Imams européens en Israël : entre gestes de paix et condamnations virulentes
Par Faraj Alexandre Rifai – pour Ashteret
Le 7 juillet 2025, une délégation composée de quinze imams et responsables musulmans venus de plusieurs pays européens s’est rendue en Israël pour une visite rare et hautement symbolique. Conduits par Hassen Chalghoumi, président de la Conférence des imams de France, les membres de cette mission ont rencontré le président israélien Isaac Herzog à Jérusalem, exprimé leur compassion pour les victimes du 7 octobre et appelé au retour immédiat des otages retenus par le Hamas à Gaza. Ils ont aussi chanté Hatikva, l’hymne national israélien, en arabe. Des gestes de paix puissants, qui auraient dû faire honneur à l’islam européen.
Mais cette visite, organisée par l’organisation ELNET et pensée comme un pas vers la coexistence judéo-musulmane, a déclenché une vague d’hostilité violente dans le monde musulman. Le mufti d’Égypte a publié une fatwa condamnant les imams participants, les accusant d’avoir « vendu leur religion pour un prix dérisoire » en rencontrant les représentants du « kian sioniste ». L’institution d’Al-Azhar, par la voix de son grand imam Ahmed al-Tayeb, a également dénoncé une démarche de « normalisation honteuse » qui « trahit les souffrances du peuple palestinien ».
Ces réactions sont aussi éclairantes qu’inquiétantes.
Le langage de l’hostilité religieuses
La virulence des propos tenus par certaines des plus hautes autorités religieuses du monde sunnite mérite d’être examinée avec rigueur. Lorsqu’un mufti officiel d’un État en paix avec Israël depuis 45 ans (l’Égypte), qualifie de « péché » le dialogue avec des Juifs israéliens, c’est toute une vision du monde qui s’exprime. Un monde dans lequel la paix réelle est interdite de langage. Dire « kian sioniste » — une expression répandue dans la rhétorique islamiste — ne revient pas à critiquer une politique, mais à nier l’existence même d’Israël comme entité légitime. C’est refuser à l’Autre le droit d’être.

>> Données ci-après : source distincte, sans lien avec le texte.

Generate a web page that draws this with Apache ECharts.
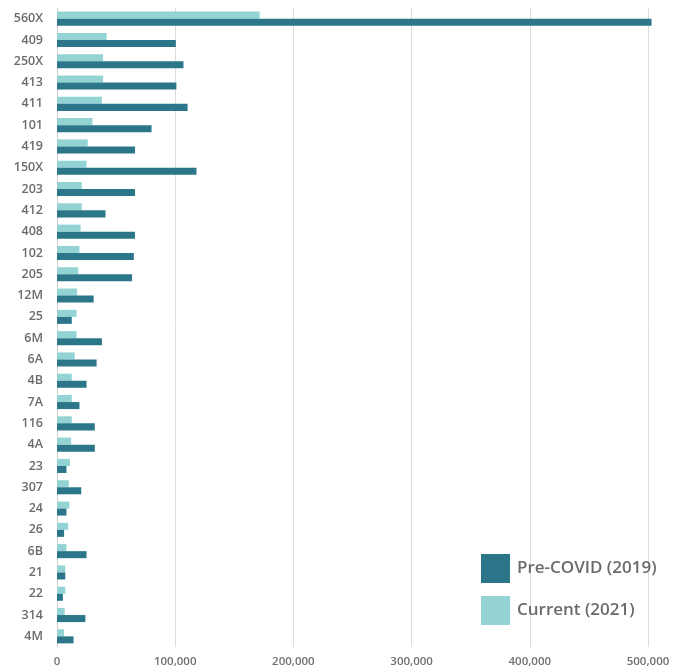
<!DOCTYPE html>
<html>
<head>
<meta charset="utf-8">
<script src="https://cdn.jsdelivr.net/npm/echarts@6/dist/echarts.min.js"></script>
<style>
  html, body { margin: 0; padding: 0; background: #fff; }
  #chart { width: 686px; height: 671px; }
</style>
</head>
<body>
<div id="chart"></div>
<script>
const routes = ['560X', '409', '250X', '413', '411', '101', '419', '150X', '203', '412',
  '408', '102', '205', '12M', '25', '6M', '6A', '4B', '7A', '116',
  '4A', '23', '307', '24', '26', '6B', '21', '22', '314', '4M'];
const preCovid = [503000, 100500, 107000, 101000, 110500, 80000, 66000, 118000, 66000, 41000,
  66000, 65000, 63500, 31000, 12500, 38000, 33500, 25000, 19000, 32000,
  32000, 8000, 20500, 8000, 6000, 25000, 7000, 5000, 24000, 14000];
const current2021 = [171500, 42000, 39000, 39000, 38000, 30000, 26000, 25000, 21000, 21000,
  20000, 19000, 18000, 17000, 16500, 16500, 15000, 12500, 12500, 12500,
  12000, 11000, 10000, 10500, 9500, 8000, 7000, 7000, 6500, 6000];

const chart = echarts.init(document.getElementById('chart'), null, { renderer: 'canvas' });
const font = '"Open Sans", "Noto Sans", sans-serif';

chart.setOption({
  animation: false,
  textStyle: { fontFamily: font },
  grid: { left: 57, right: 38, top: 8, bottom: 24, containLabel: false },
  legend: {
    orient: 'vertical',
    left: 481,
    top: 554,
    padding: 0,
    itemWidth: 29,
    itemHeight: 29,
    itemGap: 13,
    icon: 'rect',
    data: ['Pre-COVID (2019)', 'Current (2021)'],
    textStyle: { color: '#6b6b6b', fontSize: 17, fontWeight: 600, fontFamily: font, padding: [0, 0, 0, 2] }
  },
  xAxis: {
    type: 'value',
    min: 0,
    max: 500000,
    interval: 100000,
    axisLine: { show: false },
    axisTick: { show: false },
    splitLine: { lineStyle: { color: '#dcdcdc', width: 1 } },
    axisLabel: {
      color: '#707070', fontSize: 11.5, fontWeight: 600, margin: 9,
      formatter: v => v.toLocaleString('en-US')
    }
  },
  yAxis: {
    type: 'category',
    data: routes,
    inverse: true,
    axisLine: { show: true, lineStyle: { color: '#d0d0d0' } },
    axisTick: { show: false },
    axisLabel: { color: '#6b6b6b', fontSize: 12.5, fontWeight: 600, margin: 14 }
  },
  series: [
    {
      name: 'Current (2021)',
      type: 'bar',
      data: current2021,
      barGap: '0%',
      barCategoryGap: '34%',
      clip: false,
      itemStyle: { color: '#93d3d4' }
    },
    {
      name: 'Pre-COVID (2019)',
      type: 'bar',
      data: preCovid,
      barGap: '0%',
      barCategoryGap: '34%',
      clip: false,
      itemStyle: { color: '#2b7789' }
    }
  ]
});
</script>
</body>
</html>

Dans ce contexte, il est frappant de constater que les imams européens qui ont pris le risque d’un voyage en Israël sont davantage condamnés que les prêcheurs qui, chaque semaine dans le monde arabe, appellent à la haine, au rejet ou à la violence contre les Juifs. La coexistence n’est pas seulement absente ; elle est souvent considérée comme une trahison.
L’enjeu européen : redéfinir le discours religieux musulmans
La visite de cette délégation doit pourtant être saluée comme un acte de courage et de responsabilité. Face à l’essor de l’antisémitisme en Europe, souvent nourri par des discours islamistes ou des récits victimaires déconnectés de toute volonté de paix, il est essentiel que des voix musulmanes affirment une autre voie. Celle d’un islam européen conscient de son rôle dans des sociétés plurielles, soucieux d’éthique, de dignité, et de vérité. En récitant le Coran à Jérusalem, en priant pour les victimes israéliennes comme pour les Palestiniens, ces imams ont voulu rappeler que la foi ne peut être l’otage de l’idéologie.

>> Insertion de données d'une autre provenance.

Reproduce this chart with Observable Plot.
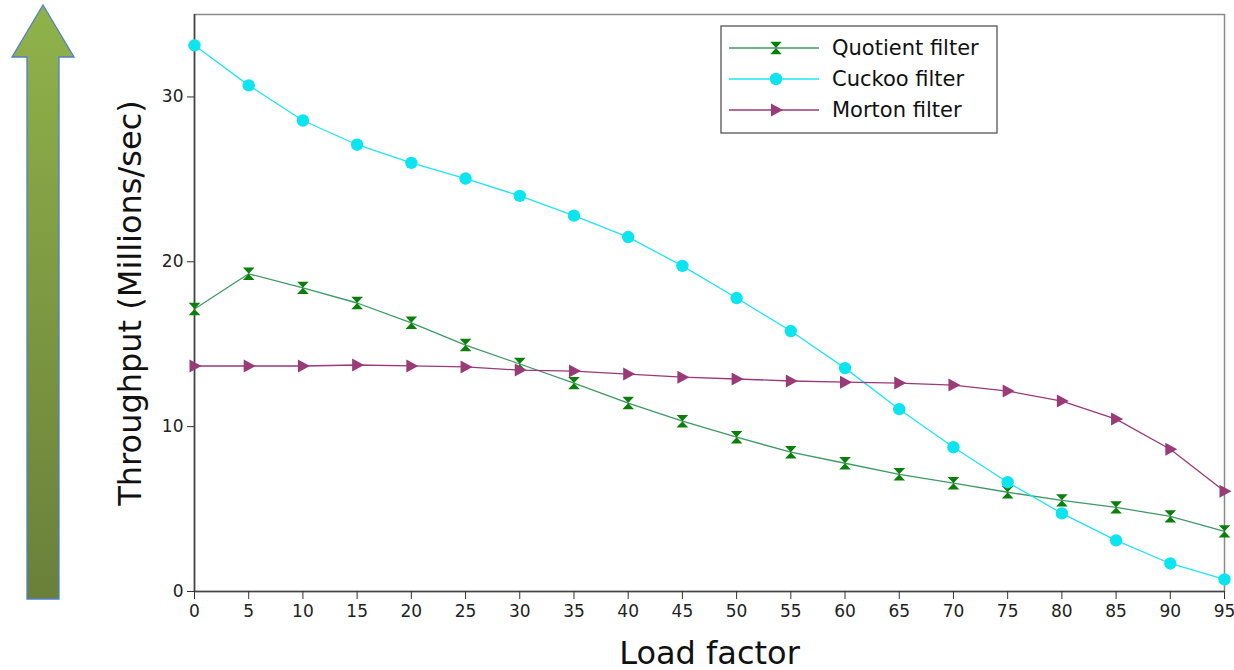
<!DOCTYPE html>
<html>
<head>
<meta charset="utf-8">
<script src="https://cdn.jsdelivr.net/npm/d3@7"></script>
<script src="https://cdn.jsdelivr.net/npm/@observablehq/plot@0.6"></script>
<style>
  html, body { margin: 0; padding: 0; background: #fff; }
  #chart { position: relative; width: 1234px; height: 670px; }
</style>
</head>
<body>
<div id="chart"></div>
<script>
const loadFactors = [0,5,10,15,20,25,30,35,40,45,50,55,60,65,70,75,80,85,90,95];
const quotient = [17.14,19.27,18.42,17.5,16.3,14.95,13.8,12.64,11.43,10.33,9.36,8.45,7.78,7.11,6.57,6.02,5.53,5.1,4.56,3.65];
const cuckoo = [33.13,30.7,28.57,27.1,26.0,25.05,24.0,22.8,21.5,19.75,17.8,15.8,13.55,11.06,8.75,6.63,4.74,3.1,1.7,0.73];
const morton = [13.68,13.68,13.68,13.74,13.68,13.62,13.43,13.37,13.19,13.0,12.89,12.77,12.7,12.64,12.52,12.16,11.55,10.46,8.63,6.08];
const seriesNames = ["Quotient filter", "Cuckoo filter", "Morton filter"];
const xTicks = [0,5,10,15,20,25,30,35,40,45,50,55,60,65,70,75,80,85,90,95];
const yTicks = [0,10,20,30];
const xLabel = "Load factor";
const yLabel = "Throughput (Millions/sec)";

const lineColors = {"Quotient filter": "#3f9a66", "Cuckoo filter": "#1ee6f0", "Morton filter": "#9a3a78"};
const markColors = {"Quotient filter": "#0a800a", "Cuckoo filter": "#0ce4f0", "Morton filter": "#9a3a78"};

// custom symbols
const hourglass = {
  draw(ctx, size) {
    const w = 5.8, h = 6.2;
    ctx.moveTo(-w, -h); ctx.lineTo(w, -h); ctx.lineTo(0, 0); ctx.closePath();
    ctx.moveTo(-w, h); ctx.lineTo(w, h); ctx.lineTo(0, 0); ctx.closePath();
  }
};
const rightTri = {
  draw(ctx, size) {
    const w = 6, h = 6.5;
    ctx.moveTo(-w + 1, -h); ctx.lineTo(w + 1, 0); ctx.lineTo(-w + 1, h); ctx.closePath();
  }
};
const circleSym = {
  draw(ctx, size) { ctx.moveTo(6.2, 0); ctx.arc(0, 0, 6.2, 0, 2 * Math.PI); }
};
const symbols = {"Quotient filter": hourglass, "Cuckoo filter": circleSym, "Morton filter": rightTri};

const data = [];
[quotient, cuckoo, morton].forEach((vals, i) => {
  vals.forEach((v, j) => data.push({series: seriesNames[i], x: loadFactors[j], y: v}));
});

const font = "DejaVu Sans, Verdana, sans-serif";

const marks = [
  Plot.frame({stroke: "#8a8a8a", strokeWidth: 1.5}),
  Plot.ruleY([0], {stroke: "#444", strokeWidth: 1.6}),
  Plot.ruleX([0], {stroke: "#444", strokeWidth: 1.6}),
  Plot.axisX({ticks: xTicks, tickSize: 8, tickPadding: 5, fontSize: 17, label: null, stroke: "#333", color: "#222"}),
  Plot.axisY({ticks: yTicks, tickSize: 7, tickPadding: 4, fontSize: 17, label: null, stroke: "#333", color: "#222"}),
];
for (const s of seriesNames) {
  const sub = data.filter(d => d.series === s);
  marks.push(Plot.line(sub, {x: "x", y: "y", stroke: lineColors[s], strokeWidth: 1.3}));
}
for (const s of seriesNames) {
  const sub = data.filter(d => d.series === s);
  marks.push(Plot.dot(sub, {x: "x", y: "y", symbol: () => symbols[s], r: 6, fill: markColors[s], stroke: "none"}));
}
marks.push(Plot.text([xLabel], {frameAnchor: "bottom", dy: 72, fontSize: 32, fill: "#111", textAnchor: "middle", text: d => d}));
marks.push(Plot.text([yLabel], {frameAnchor: "left", dx: -64, rotate: -90, fontSize: 32, fill: "#111", textAnchor: "middle", text: d => d}));

const chart = Plot.plot({
  width: 1234,
  height: 670,
  marginLeft: 194,
  marginRight: 10,
  marginTop: 14,
  marginBottom: 79,
  style: {fontFamily: font, background: "#fff", overflow: "visible"},
  x: {domain: [0, 95]},
  y: {domain: [0, 35]},
  symbol: {type: "identity"},
  marks
});
document.getElementById("chart").appendChild(chart);

// decorative arrow and legend
const svg = d3.select(chart);
const defs = svg.append("defs");
const grad = defs.append("linearGradient").attr("id", "arrowGrad").attr("x1", 0).attr("y1", 0).attr("x2", 0).attr("y2", 1);
grad.append("stop").attr("offset", "0%").attr("stop-color", "#90b24a");
grad.append("stop").attr("offset", "100%").attr("stop-color", "#6a803a");
svg.append("path")
  .attr("d", "M43,5 L74,57 L59,57 L59,599 L27,599 L27,57 L12,57 Z")
  .attr("fill", "url(#arrowGrad)")
  .attr("stroke", "#4f81c7")
  .attr("stroke-width", 1.3);

const lg = svg.append("g").attr("font-family", font).attr("text-anchor", "start");
lg.append("rect").attr("x", 721).attr("y", 26).attr("width", 276).attr("height", 107)
  .attr("fill", "#fff").attr("stroke", "#555").attr("stroke-width", 1.3);
seriesNames.forEach((s, i) => {
  const yy = 48 + i * 31;
  lg.append("line").attr("x1", 729).attr("x2", 819).attr("y1", yy).attr("y2", yy)
    .attr("stroke", lineColors[s]).attr("stroke-width", 1.3);
  const p = d3.path();
  symbols[s].draw(p, 36);
  lg.append("path").attr("d", p.toString()).attr("transform", `translate(776,${yy})`).attr("fill", markColors[s]);
  lg.append("text").attr("x", 832).attr("y", yy).attr("dy", "0.35em").attr("font-size", 21)
    .attr("text-anchor", "start").attr("fill", "#111").text(s);
});
</script>
</body>
</html>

Ils ont aussi voulu rétablir une distinction essentielle : on peut soutenir la cause palestinienne sans soutenir le Hamas. On peut être solidaire sans être complice de la haine. Et l’on peut dénoncer les souffrances de Gaza sans pour autant légitimer les slogans de mort.
Une fracture profonde
Mais cette visite révèle aussi une fracture qui traverse le monde musulman : entre ceux qui aspirent à une réconciliation des peuples, et ceux qui, au nom de la fidélité à une cause, rejettent toute forme de dialogue. Cette fracture n’est pas seulement politique. Elle est théologique, culturelle, civilisationnelle. Elle oppose un islam de la coexistence à un islam d’exclusion.
Il serait trop simple de réduire cette opposition à un clivage entre Orient et Occident. L’Europe elle-même est traversée par ces tensions, entre courants progressistes et mouvements identitaires, entre pratiques d’ouverture et stratégies de victimisation.

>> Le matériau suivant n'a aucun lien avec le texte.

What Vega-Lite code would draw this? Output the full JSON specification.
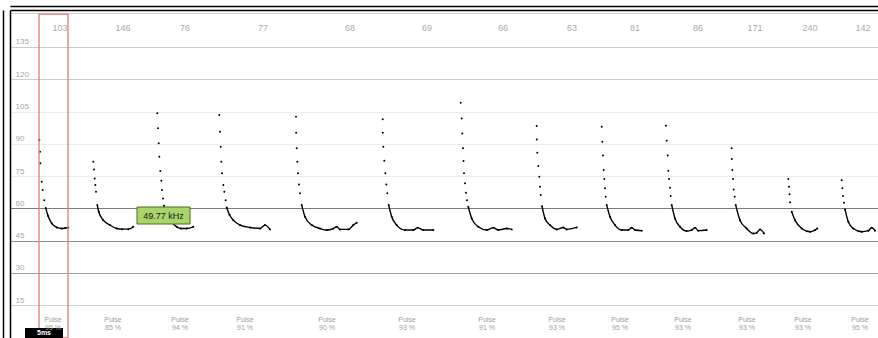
{
  "$schema": "https://vega.github.io/schema/vega-lite/v6.json",
  "width": 868,
  "height": 328,
  "autosize": "none",
  "padding": {"left": 10, "top": 10, "right": 0, "bottom": 0},
  "background": "white",
  "config": {"view": {"stroke": null}, "font": "Liberation Sans"},
  "datasets": {
    "calls": [
      {"c":1,"t":29.3,"f":91.7},{"c":1,"t":30,"f":86.3},{"c":1,"t":30.3,"f":80.9},{"c":1,"t":31.7,"f":72.4},{"c":1,"t":32.7,"f":68.5},{"c":1,"t":34.3,"f":63.8},{"c":1,"t":35.7,"f":60.1},{"c":1,"t":38,"f":56.5},{"c":1,"t":41.7,"f":53},{"c":1,"t":46.7,"f":51.1},{"c":1,"t":51.7,"f":50.6},{"c":1,"t":55,"f":50.8},{"c":1,"t":58.3,"f":51.1},
      {"c":2,"t":83.3,"f":81.7},{"c":2,"t":84,"f":78.1},{"c":2,"t":84.7,"f":73.9},{"c":2,"t":85.3,"f":70.8},{"c":2,"t":86,"f":67.7},{"c":2,"t":87.3,"f":61.5},{"c":2,"t":88.7,"f":58.4},{"c":2,"t":93.3,"f":54.5},{"c":2,"t":100,"f":52.2},{"c":2,"t":106.7,"f":50.6},{"c":2,"t":112,"f":50.3},{"c":2,"t":118.3,"f":50.3},{"c":2,"t":123.3,"f":51.4},
      {"c":3,"t":147.3,"f":104.2},{"c":3,"t":148,"f":97.2},{"c":3,"t":148.7,"f":90.2},{"c":3,"t":149.3,"f":84},{"c":3,"t":150.3,"f":77.3},{"c":3,"t":151.3,"f":72.8},{"c":3,"t":152,"f":68.5},{"c":3,"t":153,"f":64.6},{"c":3,"t":154,"f":61.2},{"c":3,"t":156.5,"f":57.5},{"c":3,"t":160,"f":54.5},{"c":3,"t":166.7,"f":51.4},{"c":3,"t":171,"f":50.6},{"c":3,"t":176.7,"f":50.6},{"c":3,"t":183.3,"f":51.4},
      {"c":4,"t":209.3,"f":103.4},{"c":4,"t":210,"f":95.6},{"c":4,"t":210.7,"f":88.6},{"c":4,"t":211.3,"f":81.7},{"c":4,"t":212,"f":76.3},{"c":4,"t":213.3,"f":70.8},{"c":4,"t":214.3,"f":67.7},{"c":4,"t":215.7,"f":63.8},{"c":4,"t":216.7,"f":60.4},{"c":4,"t":219.5,"f":57},{"c":4,"t":223.3,"f":54.5},{"c":4,"t":230,"f":52.2},{"c":4,"t":240,"f":51.1},{"c":4,"t":250,"f":50.6},{"c":4,"t":255,"f":52.2},{"c":4,"t":260,"f":50.2},
      {"c":5,"t":286,"f":102.6},{"c":5,"t":286.1,"f":95.1},{"c":5,"t":286.7,"f":87.9},{"c":5,"t":287.3,"f":81.7},{"c":5,"t":288,"f":76.3},{"c":5,"t":289,"f":71.1},{"c":5,"t":290,"f":67},{"c":5,"t":291.7,"f":61.5},{"c":5,"t":295,"f":56.1},{"c":5,"t":301.7,"f":52.2},{"c":5,"t":310,"f":50.6},{"c":5,"t":316.7,"f":49.9},{"c":5,"t":323.3,"f":50.6},{"c":5,"t":326.7,"f":51.4},{"c":5,"t":330,"f":50.2},{"c":5,"t":338.3,"f":50.2},{"c":5,"t":343.3,"f":52.2},{"c":5,"t":346.7,"f":53.3},
      {"c":6,"t":372.7,"f":101.4},{"c":6,"t":372.8,"f":95.1},{"c":6,"t":373.3,"f":88.6},{"c":6,"t":374.3,"f":82.1},{"c":6,"t":375.3,"f":76.3},{"c":6,"t":376.3,"f":71.1},{"c":6,"t":377.3,"f":67},{"c":6,"t":378.7,"f":61.5},{"c":6,"t":381.7,"f":56.1},{"c":6,"t":386.7,"f":52.2},{"c":6,"t":395,"f":49.9},{"c":6,"t":403.3,"f":49.9},{"c":6,"t":407.7,"f":51},{"c":6,"t":413.3,"f":49.9},{"c":6,"t":423.3,"f":49.9},
      {"c":7,"t":450.7,"f":109.1},{"c":7,"t":451.7,"f":101.8},{"c":7,"t":452.3,"f":94.8},{"c":7,"t":453,"f":87.9},{"c":7,"t":453.5,"f":82},{"c":7,"t":454,"f":76.3},{"c":7,"t":455,"f":71.6},{"c":7,"t":456,"f":67.2},{"c":7,"t":457,"f":63.8},{"c":7,"t":458.3,"f":60.7},{"c":7,"t":461.7,"f":55.3},{"c":7,"t":468.3,"f":51.4},{"c":7,"t":476.7,"f":49.9},{"c":7,"t":483.3,"f":51},{"c":7,"t":488.3,"f":49.9},{"c":7,"t":496.7,"f":50.6},{"c":7,"t":501.7,"f":50.2},
      {"c":8,"t":526.7,"f":98.3},{"c":8,"t":526.8,"f":92},{"c":8,"t":527.3,"f":85.8},{"c":8,"t":528.3,"f":79.7},{"c":8,"t":529.3,"f":74.7},{"c":8,"t":530,"f":70},{"c":8,"t":530.7,"f":66.2},{"c":8,"t":532,"f":61},{"c":8,"t":535,"f":55.3},{"c":8,"t":540,"f":52.2},{"c":8,"t":546.7,"f":50.2},{"c":8,"t":553.3,"f":51.1},{"c":8,"t":556.7,"f":50.2},{"c":8,"t":566.7,"f":51.1},
      {"c":9,"t":591.7,"f":97.9},{"c":9,"t":592.3,"f":91},{"c":9,"t":593,"f":84.5},{"c":9,"t":593.7,"f":77.8},{"c":9,"t":594.3,"f":73.6},{"c":9,"t":595,"f":69.3},{"c":9,"t":595.7,"f":65.4},{"c":9,"t":596.7,"f":61.5},{"c":9,"t":600,"f":56.1},{"c":9,"t":605,"f":52.2},{"c":9,"t":611.7,"f":49.9},{"c":9,"t":618.3,"f":49.9},{"c":9,"t":621.7,"f":51},{"c":9,"t":625,"f":49.9},{"c":9,"t":631.7,"f":49.6},
      {"c":10,"t":656,"f":98.4},{"c":10,"t":656.7,"f":91.4},{"c":10,"t":657.7,"f":84.5},{"c":10,"t":658.3,"f":77.5},{"c":10,"t":659,"f":73.6},{"c":10,"t":660,"f":69.6},{"c":10,"t":660.7,"f":65.7},{"c":10,"t":661.7,"f":61.5},{"c":10,"t":665,"f":55.3},{"c":10,"t":670,"f":51.4},{"c":10,"t":676.7,"f":49.4},{"c":10,"t":681.7,"f":49.9},{"c":10,"t":685,"f":51},{"c":10,"t":688.3,"f":49.6},{"c":10,"t":696.7,"f":49.9},
      {"c":11,"t":721.7,"f":87.9},{"c":11,"t":721.8,"f":82.9},{"c":11,"t":722.3,"f":77.8},{"c":11,"t":723,"f":73.6},{"c":11,"t":723.7,"f":68.8},{"c":11,"t":724.7,"f":65.4},{"c":11,"t":725.7,"f":61.5},{"c":11,"t":730,"f":54.5},{"c":11,"t":736.7,"f":50.6},{"c":11,"t":743.3,"f":48.3},{"c":11,"t":746.7,"f":48.6},{"c":11,"t":750,"f":50.2},{"c":11,"t":754,"f":48.3},
      {"c":12,"t":778.3,"f":73.6},{"c":12,"t":779,"f":70},{"c":12,"t":779.5,"f":66.5},{"c":12,"t":780,"f":62.8},{"c":12,"t":781.7,"f":58.4},{"c":12,"t":785,"f":54.5},{"c":12,"t":791.7,"f":50.6},{"c":12,"t":800,"f":49.1},{"c":12,"t":805,"f":49.9},{"c":12,"t":807.3,"f":50.6},
      {"c":13,"t":831.7,"f":73.1},{"c":13,"t":832.3,"f":69.3},{"c":13,"t":833,"f":65.7},{"c":13,"t":834,"f":62.6},{"c":13,"t":835,"f":59.5},{"c":13,"t":838.3,"f":53.7},{"c":13,"t":843.3,"f":50.6},{"c":13,"t":851.7,"f":49.1},{"c":13,"t":858.3,"f":49.6},{"c":13,"t":861.7,"f":51},{"c":13,"t":865,"f":49.6}
    ],
    "intervals": [
      {"t":50,"lbl":"103"},{"t":113,"lbl":"146"},{"t":175,"lbl":"76"},{"t":253,"lbl":"77"},{"t":340,"lbl":"68"},{"t":417,"lbl":"69"},{"t":493,"lbl":"66"},{"t":562,"lbl":"63"},{"t":625,"lbl":"81"},{"t":688,"lbl":"86"},{"t":745,"lbl":"171"},{"t":800,"lbl":"240"},{"t":853,"lbl":"142"}
    ],
    "pulses": [
      {"t":43,"lbl":"Pulse\n95 %"},{"t":103,"lbl":"Pulse\n85 %"},{"t":170,"lbl":"Pulse\n94 %"},{"t":235,"lbl":"Pulse\n91 %"},{"t":317,"lbl":"Pulse\n90 %"},{"t":397,"lbl":"Pulse\n93 %"},{"t":477,"lbl":"Pulse\n91 %"},{"t":547,"lbl":"Pulse\n93 %"},{"t":610,"lbl":"Pulse\n95 %"},{"t":673,"lbl":"Pulse\n93 %"},{"t":737,"lbl":"Pulse\n93 %"},{"t":793,"lbl":"Pulse\n93 %"},{"t":850,"lbl":"Pulse\n95 %"}
    ],
    "selected": [{"t0":29,"t1":58,"f0":150.3,"f1":-0.3}],
    "cursor": [{"t0":127,"t1":180,"f0":52.7,"f1":60.6,"tm":153.5,"fm":56.6,"lbl":"49.77 kHz"}],
    "scalebar": [{"t0":15,"t1":53,"f0":-0.3,"f1":4.3,"tm":34,"fm":2,"lbl":"5ms"}]
  },
  "layer": [
    {
      "data": {"name": "calls"},
      "mark": {"type": "point", "opacity": 0},
      "encoding": {
        "x": {"field": "t", "type": "quantitative", "scale": {"domain": [0, 868], "nice": false, "zero": false},
          "axis": {"orient": "top", "offset": 4, "domain": true, "domainColor": "#000", "domainWidth": 1.5, "ticks": false, "labels": false, "grid": false, "title": null}},
        "y": {"field": "f", "type": "quantitative", "scale": {"domain": [-0.3, 152.2], "nice": false, "zero": false},
          "axis": {"orient": "left", "offset": 7, "domain": true, "domainColor": "#000", "domainWidth": 1.5, "ticks": false, "labels": false, "grid": false, "title": null}}
      }
    },
    {
      "data": {"name": "calls"},
      "mark": {"type": "point", "filled": true, "color": "#000", "size": 4, "opacity": 1},
      "encoding": {
        "x": {"field": "t", "type": "quantitative",
          "axis": {"orient": "top", "offset": 0, "domain": true, "domainColor": "#000", "domainWidth": 1.5, "ticks": false, "labels": false, "grid": false, "title": null}},
        "y": {"field": "f", "type": "quantitative",
          "axis": {"orient": "left", "offset": 0, "values": [15, 30, 45, 60, 75, 90, 105, 120, 135, 150.8],
            "labelExpr": "datum.value > 140 ? '' : datum.label",
            "grid": true,
            "gridColor": {"condition": [
              {"test": "datum.value == 60", "value": "#7a7a7a"},
              {"test": "datum.value == 45", "value": "#8e8e8e"},
              {"test": "datum.value == 30", "value": "#a0a0a0"},
              {"test": "datum.value == 120 || datum.value == 135", "value": "#cccccc"},
              {"test": "datum.value == 15 || datum.value > 140", "value": "#d0d0d0"}
            ], "value": "#ececec"},
            "ticks": false, "domain": true, "domainColor": "#000", "domainWidth": 1.5,
            "labelAlign": "left", "labelPadding": -5, "labelBaseline": "bottom", "labelOffset": -1,
            "labelColor": "#a8a8a8", "labelFontSize": 8, "labelFlush": false, "labelOverlap": false, "title": null}}
      }
    },
    {
      "data": {"name": "calls"},
      "transform": [{"filter": "datum.f <= 62"}],
      "mark": {"type": "line", "color": "#000", "strokeWidth": 1.4, "interpolate": "monotone"},
      "encoding": {
        "x": {"field": "t", "type": "quantitative", "axis": null},
        "y": {"field": "f", "type": "quantitative", "axis": null},
        "detail": {"field": "c", "type": "nominal"}
      }
    },
    {
      "data": {"name": "selected"},
      "mark": {"type": "rect", "fill": null, "stroke": "#e07a7a", "strokeWidth": 1.3},
      "encoding": {
        "x": {"field": "t0", "type": "quantitative", "axis": null},
        "x2": {"field": "t1"},
        "y": {"field": "f0", "type": "quantitative", "axis": null},
        "y2": {"field": "f1"}
      }
    },
    {
      "data": {"name": "cursor"},
      "mark": {"type": "rect", "fill": "#a9d46a", "stroke": "#4d6b22", "strokeWidth": 1},
      "encoding": {
        "x": {"field": "t0", "type": "quantitative", "axis": null},
        "x2": {"field": "t1"},
        "y": {"field": "f0", "type": "quantitative", "axis": null},
        "y2": {"field": "f1"}
      }
    },
    {
      "data": {"name": "cursor"},
      "mark": {"type": "text", "fontSize": 9, "color": "#1a1a1a", "align": "center", "baseline": "middle"},
      "encoding": {
        "x": {"field": "tm", "type": "quantitative", "axis": null},
        "y": {"field": "fm", "type": "quantitative", "axis": null},
        "text": {"field": "lbl"}
      }
    },
    {
      "data": {"name": "scalebar"},
      "mark": {"type": "rect", "fill": "#000"},
      "encoding": {
        "x": {"field": "t0", "type": "quantitative", "axis": null},
        "x2": {"field": "t1"},
        "y": {"field": "f0", "type": "quantitative", "axis": null},
        "y2": {"field": "f1"}
      }
    },
    {
      "data": {"name": "scalebar"},
      "mark": {"type": "text", "fontSize": 7, "color": "#fff", "align": "center", "baseline": "middle", "fontWeight": "bold"},
      "encoding": {
        "x": {"field": "tm", "type": "quantitative", "axis": null},
        "y": {"field": "fm", "type": "quantitative", "axis": null},
        "text": {"field": "lbl"}
      }
    },
    {
      "data": {"name": "intervals"},
      "mark": {"type": "text", "fontSize": 9, "color": "#aaaaaa", "align": "center", "baseline": "middle"},
      "encoding": {
        "x": {"field": "t", "type": "quantitative", "axis": null},
        "y": {"datum": 143.8, "type": "quantitative", "axis": null},
        "text": {"field": "lbl"}
      }
    },
    {
      "data": {"name": "pulses"},
      "mark": {"type": "text", "fontSize": 7, "color": "#a0a0a0", "align": "center", "baseline": "middle", "lineBreak": "\n", "lineHeight": 8},
      "encoding": {
        "x": {"field": "t", "type": "quantitative", "axis": null},
        "y": {"datum": 8.3, "type": "quantitative", "axis": null},
        "text": {"field": "lbl"}
      }
    }
  ],
  "resolve": {"axis": {"x": "independent", "y": "independent"}}
}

Ce qui s’est joué à Jérusalem, ce n’est pas un simple geste diplomatique. C’est une prise de position morale : celle d’un islam qui choisit la paix réelle, au prix de l’isolement, des menaces, voire de la marginalisation. Il faudra du courage pour la maintenir, du discernement pour l’accompagner, et des ponts solides pour la rendre audible.